● **GIVEN REQUEST**:
Reproduce all the lines below exactly and omit the images.

● **DATASET EXCERPT**:
——

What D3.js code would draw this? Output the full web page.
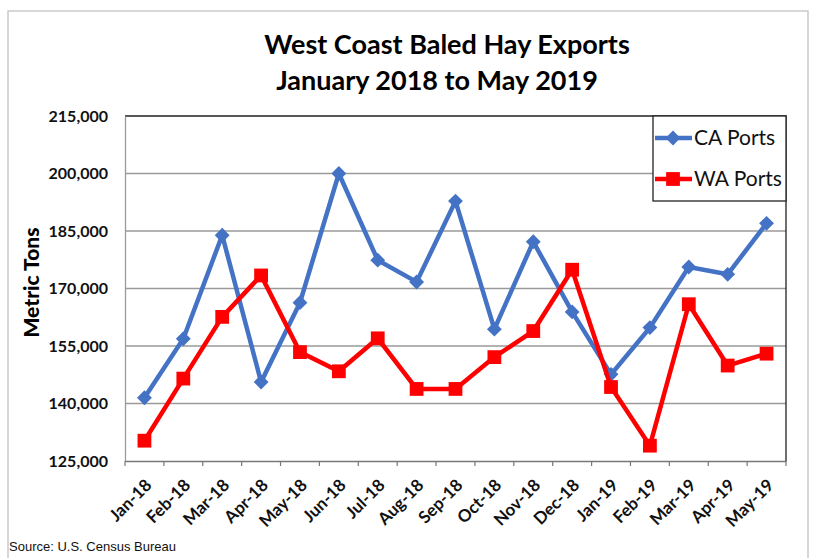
<!DOCTYPE html>
<html>
<head>
<meta charset="utf-8">
<script src="https://cdn.jsdelivr.net/npm/d3@7"></script>
<style>
  body { margin: 0; background: #fff; }
  svg { display: block; }
</style>
</head>
<body>
<svg id="chart"></svg>
<script>
// data
const months = ["Jan-18", "Feb-18", "Mar-18", "Apr-18", "May-18", "Jun-18", "Jul-18", "Aug-18", "Sep-18",
                "Oct-18", "Nov-18", "Dec-18", "Jan-19", "Feb-19", "Mar-19", "Apr-19", "May-19"];
const caPorts = [141500, 156900, 183900, 145600, 166300, 200000, 177400, 171700, 192800,
                 159400, 182200, 163900, 147600, 159800, 175600, 173700, 187000];
const waPorts = [130300, 146500, 162600, 173400, 153400, 148400, 157000, 143800, 143800,
                 152100, 158900, 174900, 144300, 129000, 165900, 149900, 153000];
const yTicks = [125000, 140000, 155000, 170000, 185000, 200000, 215000];

document.addEventListener("DOMContentLoaded", function() {
    const W = 822, H = 558;
    const margin = { top: 116, right: 36, bottom: 97, left: 125 },
        width = W - margin.left - margin.right,
        height = H - margin.top - margin.bottom;

    const svg = d3.select("#chart")
        .attr("width", W)
        .attr("height", H);

    // outer frame
    svg.append("rect")
        .attr("x", 8).attr("y", 11)
        .attr("width", 800).attr("height", 560)
        .attr("fill", "none")
        .attr("stroke", "#bdbdbd")
        .attr("stroke-width", 1.2);

    // titles
    svg.append("text")
        .attr("x", 447).attr("y", 54)
        .attr("text-anchor", "middle")
        .style("font-family", "Lato, sans-serif")
        .style("font-weight", "bold")
        .style("font-size", "27px")
        .text("West Coast Baled Hay Exports");
    svg.append("text")
        .attr("x", 437).attr("y", 90)
        .attr("text-anchor", "middle")
        .style("font-family", "Lato, sans-serif")
        .style("font-weight", "bold")
        .style("font-size", "27px")
        .text("January 2018 to May 2019");

    const g = svg.append("g")
        .attr("transform", `translate(${margin.left}, ${margin.top})`);

    // scales
    const x = d3.scaleBand()
        .domain(months)
        .range([0, width]);

    const y = d3.scaleLinear()
        .domain([125000, 215000])
        .range([height, 0]);

    // gridlines
    g.append("g")
        .selectAll("line")
        .data(yTicks.slice(1, -1))
        .enter().append("line")
        .attr("x1", 0).attr("x2", width)
        .attr("y1", d => y(d)).attr("y2", d => y(d))
        .attr("stroke", "#9a9a9a")
        .attr("stroke-width", 1.3);

    // plot border (top and right)
    g.append("path")
        .attr("d", `M0,0H${width}V${height}`)
        .attr("fill", "none")
        .attr("stroke", "#222")
        .attr("stroke-width", 1.3);

    // y axis
    const yAxis = g.append("g")
        .call(d3.axisLeft(y).tickValues(yTicks).tickSize(0).tickPadding(17).tickFormat(d3.format(",")));
    yAxis.select(".domain").attr("stroke", "#9a9a9a").attr("stroke-width", 1.3);
    yAxis.selectAll("text")
        .style("font-family", "Lato, sans-serif")
        .style("font-weight", "bold")
        .style("font-size", "16px")
        .style("fill", "#111");

    // x axis with ticks on category boundaries
    const xAxis = g.append("g")
        .attr("transform", `translate(0, ${height})`)
        .call(d3.axisBottom(x).tickSize(0));
    xAxis.select(".domain").attr("stroke", "#777").attr("stroke-width", 1.3);
    xAxis.selectAll("text")
        .style("font-family", "Lato, sans-serif")
        .style("font-weight", "bold")
        .style("font-size", "17px")
        .style("fill", "#111")
        .attr("text-anchor", "end")
        .attr("x", 0)
        .attr("y", 0)
        .attr("dy", "0.35em")
        .attr("transform", "translate(4, 21) rotate(-45)");
    xAxis.append("g")
        .selectAll("line")
        .data(months.concat(["end"]))
        .enter().append("line")
        .attr("x1", (d, i) => i * x.step())
        .attr("x2", (d, i) => i * x.step())
        .attr("y1", 0).attr("y2", 5)
        .attr("stroke", "#777")
        .attr("stroke-width", 1.2);

    // axis title
    g.append("text")
        .attr("x", -height / 2 + 6)
        .attr("y", -86)
        .attr("text-anchor", "middle")
        .attr("transform", "rotate(-90)")
        .style("font-family", "Lato, sans-serif")
        .style("font-weight", "900")
        .style("font-size", "21px")
        .text("Metric Tons");

    const cx = d => x(d) + x.bandwidth() / 2;
    const series = [
        { name: "CA Ports", values: caPorts, color: "#4472C4", marker: d3.symbolSquare, size: 110, rot: 45 },
        { name: "WA Ports", values: waPorts, color: "#FF0000", marker: d3.symbolSquare, size: 190, rot: 0 }
    ];

    series.forEach(s => {
        const line = d3.line()
            .x((d, i) => cx(months[i]))
            .y(d => y(d));
        g.append("path")
            .datum(s.values)
            .attr("d", line)
            .attr("fill", "none")
            .attr("stroke", s.color)
            .attr("stroke-width", 4.5)
            .attr("stroke-linejoin", "miter");
        g.selectAll(null)
            .data(s.values)
            .enter().append("path")
            .attr("d", d3.symbol().type(s.marker).size(s.size))
            .attr("transform", (d, i) => `translate(${cx(months[i])}, ${y(d)}) rotate(${s.rot})`)
            .attr("fill", s.color);
    });

    // legend
    const lg = svg.append("g");
    lg.append("rect")
        .attr("x", 653).attr("y", 116)
        .attr("width", 133).attr("height", 85)
        .attr("fill", "#fff")
        .attr("stroke", "#222")
        .attr("stroke-width", 1.3);
    series.forEach((s, i) => {
        const ly = 138 + i * 41;
        lg.append("line")
            .attr("x1", 655).attr("x2", 692)
            .attr("y1", ly).attr("y2", ly)
            .attr("stroke", s.color)
            .attr("stroke-width", 4.5);
        lg.append("path")
            .attr("d", d3.symbol().type(s.marker).size(s.size))
            .attr("transform", `translate(673, ${ly}) rotate(${s.rot})`)
            .attr("fill", s.color);
        lg.append("text")
            .attr("x", 694).attr("y", ly + 7)
            .style("font-family", "Lato, sans-serif")
            .style("font-size", "21px")
            .style("fill", "#111")
            .text(s.name);
    });

    // source note
    svg.append("text")
        .attr("x", 9).attr("y", 551)
        .style("font-family", "Liberation Sans, Arial, sans-serif")
        .style("font-size", "13px")
        .style("fill", "#111")
        .text("Source: U.S. Census Bureau");
});
</script>
</body>
</html>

——

● **RESULT FOR THIS EXERCISE**:
What D3.js code would draw this? Output the full web page.
<!DOCTYPE html>
<html>
<head>
<meta charset="utf-8">
<script src="https://cdn.jsdelivr.net/npm/d3@7"></script>
<style>
  body { margin: 0; background: #fff; }
  svg { display: block; }
</style>
</head>
<body>
<svg id="chart"></svg>
<script>
// data
const months = ["Jan-18", "Feb-18", "Mar-18", "Apr-18", "May-18", "Jun-18", "Jul-18", "Aug-18", "Sep-18",
                "Oct-18", "Nov-18", "Dec-18", "Jan-19", "Feb-19", "Mar-19", "Apr-19", "May-19"];
const caPorts = [141500, 156900, 183900, 145600, 166300, 200000, 177400, 171700, 192800,
                 159400, 182200, 163900, 147600, 159800, 175600, 173700, 187000];
const waPorts = [130300, 146500, 162600, 173400, 153400, 148400, 157000, 143800, 143800,
                 152100, 158900, 174900, 144300, 129000, 165900, 149900, 153000];
const yTicks = [125000, 140000, 155000, 170000, 185000, 200000, 215000];

document.addEventListener("DOMContentLoaded", function() {
    const W = 822, H = 558;
    const margin = { top: 116, right: 36, bottom: 97, left: 125 },
        width = W - margin.left - margin.right,
        height = H - margin.top - margin.bottom;

    const svg = d3.select("#chart")
        .attr("width", W)
        .attr("height", H);

    // outer frame
    svg.append("rect")
        .attr("x", 8).attr("y", 11)
        .attr("width", 800).attr("height", 560)
        .attr("fill", "none")
        .attr("stroke", "#bdbdbd")
        .attr("stroke-width", 1.2);

    // titles
    svg.append("text")
        .attr("x", 447).attr("y", 54)
        .attr("text-anchor", "middle")
        .style("font-family", "Lato, sans-serif")
        .style("font-weight", "bold")
        .style("font-size", "27px")
        .text("West Coast Baled Hay Exports");
    svg.append("text")
        .attr("x", 437).attr("y", 90)
        .attr("text-anchor", "middle")
        .style("font-family", "Lato, sans-serif")
        .style("font-weight", "bold")
        .style("font-size", "27px")
        .text("January 2018 to May 2019");

    const g = svg.append("g")
        .attr("transform", `translate(${margin.left}, ${margin.top})`);

    // scales
    const x = d3.scaleBand()
        .domain(months)
        .range([0, width]);

    const y = d3.scaleLinear()
        .domain([125000, 215000])
        .range([height, 0]);

    // gridlines
    g.append("g")
        .selectAll("line")
        .data(yTicks.slice(1, -1))
        .enter().append("line")
        .attr("x1", 0).attr("x2", width)
        .attr("y1", d => y(d)).attr("y2", d => y(d))
        .attr("stroke", "#9a9a9a")
        .attr("stroke-width", 1.3);

    // plot border (top and right)
    g.append("path")
        .attr("d", `M0,0H${width}V${height}`)
        .attr("fill", "none")
        .attr("stroke", "#222")
        .attr("stroke-width", 1.3);

    // y axis
    const yAxis = g.append("g")
        .call(d3.axisLeft(y).tickValues(yTicks).tickSize(0).tickPadding(17).tickFormat(d3.format(",")));
    yAxis.select(".domain").attr("stroke", "#9a9a9a").attr("stroke-width", 1.3);
    yAxis.selectAll("text")
        .style("font-family", "Lato, sans-serif")
        .style("font-weight", "bold")
        .style("font-size", "16px")
        .style("fill", "#111");

    // x axis with ticks on category boundaries
    const xAxis = g.append("g")
        .attr("transform", `translate(0, ${height})`)
        .call(d3.axisBottom(x).tickSize(0));
    xAxis.select(".domain").attr("stroke", "#777").attr("stroke-width", 1.3);
    xAxis.selectAll("text")
        .style("font-family", "Lato, sans-serif")
        .style("font-weight", "bold")
        .style("font-size", "17px")
        .style("fill", "#111")
        .attr("text-anchor", "end")
        .attr("x", 0)
        .attr("y", 0)
        .attr("dy", "0.35em")
        .attr("transform", "translate(4, 21) rotate(-45)");
    xAxis.append("g")
        .selectAll("line")
        .data(months.concat(["end"]))
        .enter().append("line")
        .attr("x1", (d, i) => i * x.step())
        .attr("x2", (d, i) => i * x.step())
        .attr("y1", 0).attr("y2", 5)
        .attr("stroke", "#777")
        .attr("stroke-width", 1.2);

    // axis title
    g.append("text")
        .attr("x", -height / 2 + 6)
        .attr("y", -86)
        .attr("text-anchor", "middle")
        .attr("transform", "rotate(-90)")
        .style("font-family", "Lato, sans-serif")
        .style("font-weight", "900")
        .style("font-size", "21px")
        .text("Metric Tons");

    const cx = d => x(d) + x.bandwidth() / 2;
    const series = [
        { name: "CA Ports", values: caPorts, color: "#4472C4", marker: d3.symbolSquare, size: 110, rot: 45 },
        { name: "WA Ports", values: waPorts, color: "#FF0000", marker: d3.symbolSquare, size: 190, rot: 0 }
    ];

    series.forEach(s => {
        const line = d3.line()
            .x((d, i) => cx(months[i]))
            .y(d => y(d));
        g.append("path")
            .datum(s.values)
            .attr("d", line)
            .attr("fill", "none")
            .attr("stroke", s.color)
            .attr("stroke-width", 4.5)
            .attr("stroke-linejoin", "miter");
        g.selectAll(null)
            .data(s.values)
            .enter().append("path")
            .attr("d", d3.symbol().type(s.marker).size(s.size))
            .attr("transform", (d, i) => `translate(${cx(months[i])}, ${y(d)}) rotate(${s.rot})`)
            .attr("fill", s.color);
    });

    // legend
    const lg = svg.append("g");
    lg.append("rect")
        .attr("x", 653).attr("y", 116)
        .attr("width", 133).attr("height", 85)
        .attr("fill", "#fff")
        .attr("stroke", "#222")
        .attr("stroke-width", 1.3);
    series.forEach((s, i) => {
        const ly = 138 + i * 41;
        lg.append("line")
            .attr("x1", 655).attr("x2", 692)
            .attr("y1", ly).attr("y2", ly)
            .attr("stroke", s.color)
            .attr("stroke-width", 4.5);
        lg.append("path")
            .attr("d", d3.symbol().type(s.marker).size(s.size))
            .attr("transform", `translate(673, ${ly}) rotate(${s.rot})`)
            .attr("fill", s.color);
        lg.append("text")
            .attr("x", 694).attr("y", ly + 7)
            .style("font-family", "Lato, sans-serif")
            .style("font-size", "21px")
            .style("fill", "#111")
            .text(s.name);
    });

    // source note
    svg.append("text")
        .attr("x", 9).attr("y", 551)
        .style("font-family", "Liberation Sans, Arial, sans-serif")
        .style("font-size", "13px")
        .style("fill", "#111")
        .text("Source: U.S. Census Bureau");
});
</script>
</body>
</html>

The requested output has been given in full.